Personal information
- Born: 7 May 1985 (age 41) Stavanger, Norway
- Nationality: Norwegian
- Height: 1.78 m (5 ft 10 in)
- Playing position: Right back

Club information
- Current club: Retired

Youth career
- Team
- –: Hundvåg

Senior clubs
- Years: Team
- 0000 - 2005: Sola HK
- 2005-2008: Byåsen IL
- 2008-2011: FC Midtjylland Håndbold
- 2011-2014: Byåsen IL
- 2016-2018: Sola HK

National team
- Years: Team / Apps / (Gls)
- 2005–2014: Norway / 183 / (408)

Medal record
Olympic Games
| Gold medal – first place | 2008 Beijing | Team |
| Gold medal – first place | 2012 London | Team |
World Championship
| Silver medal – second place | 2007 France | Team |
| Bronze medal – third place | 2009 China | Team |
| Gold medal – first place | 2011 Brazil | Team |
European Championship
| Gold medal – first place | 2006 Sweden | Team |
| Gold medal – first place | 2008 Macedonia | Team |
| Gold medal – first place | 2010 Denmark/Norway | Team |

= Tonje Nøstvold =

Norwegian handball player (born 1985)

Tonje Nøstvold (born 7 May 1985) is a Norwegian handball player. She currently plays for Sola HK. Previous clubs includes Byåsen HE and FC Midtjylland Håndbold.

==Life and career==
Born in Stavanger on 7 May 1985, Nøstvold started playing handball aged 7 at made Hundvåg. Her first senior club was Sola HK, where she played until 2005. She then joined Byåsen IL. Here she reached the final of the 2007 EHF Cup Winners' Cup, where they lost to Romanian CS Oltchim Râmnicu Vâlcea.

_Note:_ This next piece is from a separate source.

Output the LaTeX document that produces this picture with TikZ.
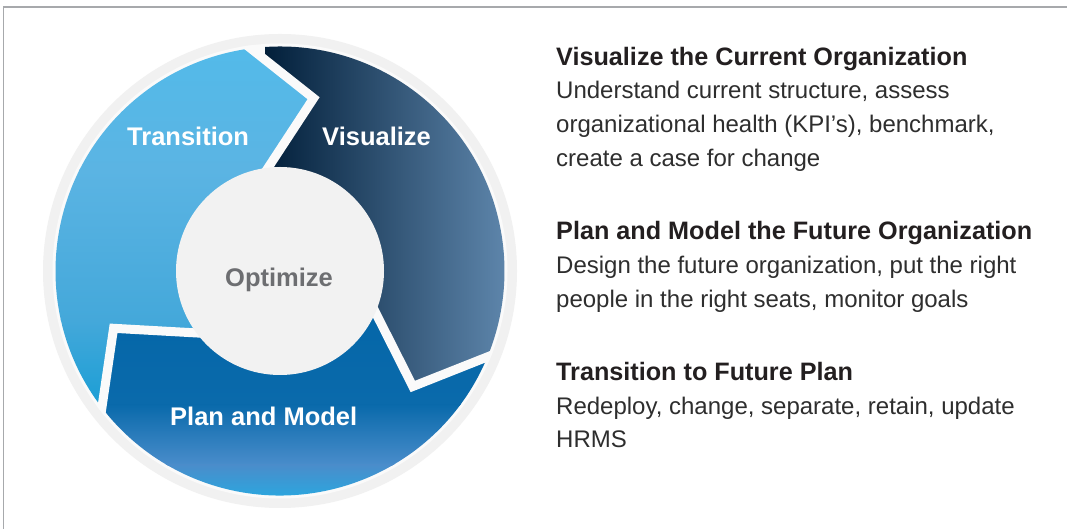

In 2008 she joined Danish side FC Midtjylland Håndbold, where she won the 2011 EHF Cup and Danish Championship.

In 2011 she returned to Byåsen on a three year deal.

She retired in November 2014, when she was pregnant at the time. In January 2016 she made a comeback for Sola HK.

She ultimately retired in 2018, due to a second pregnancy.

Today she is part of the coaching staff at Sola HK.

===National team===
She her debut on the Norwegian national team in 2005, and has played 183 matches and scored 408 goals. She was part of the Olympic gold medal-winning teams of 2008 and 2012. the World Championship winning team of 2011 and the European championship winning teams in 2006, 2008 and 2010.

She won a silver medal at the 2007 World Championship, and bronze medal at the 2009 World Championship with the Norwegian team. She also participated in the 2013 World Championship.

===Awards and recognitions===
Nøstvold was awarded the Håndballstatuetten trophy from the Norwegian Handball Federation in 2021.

==Private==
Since 2018 she has been married to the football player Christoffer Midbøe Lunde.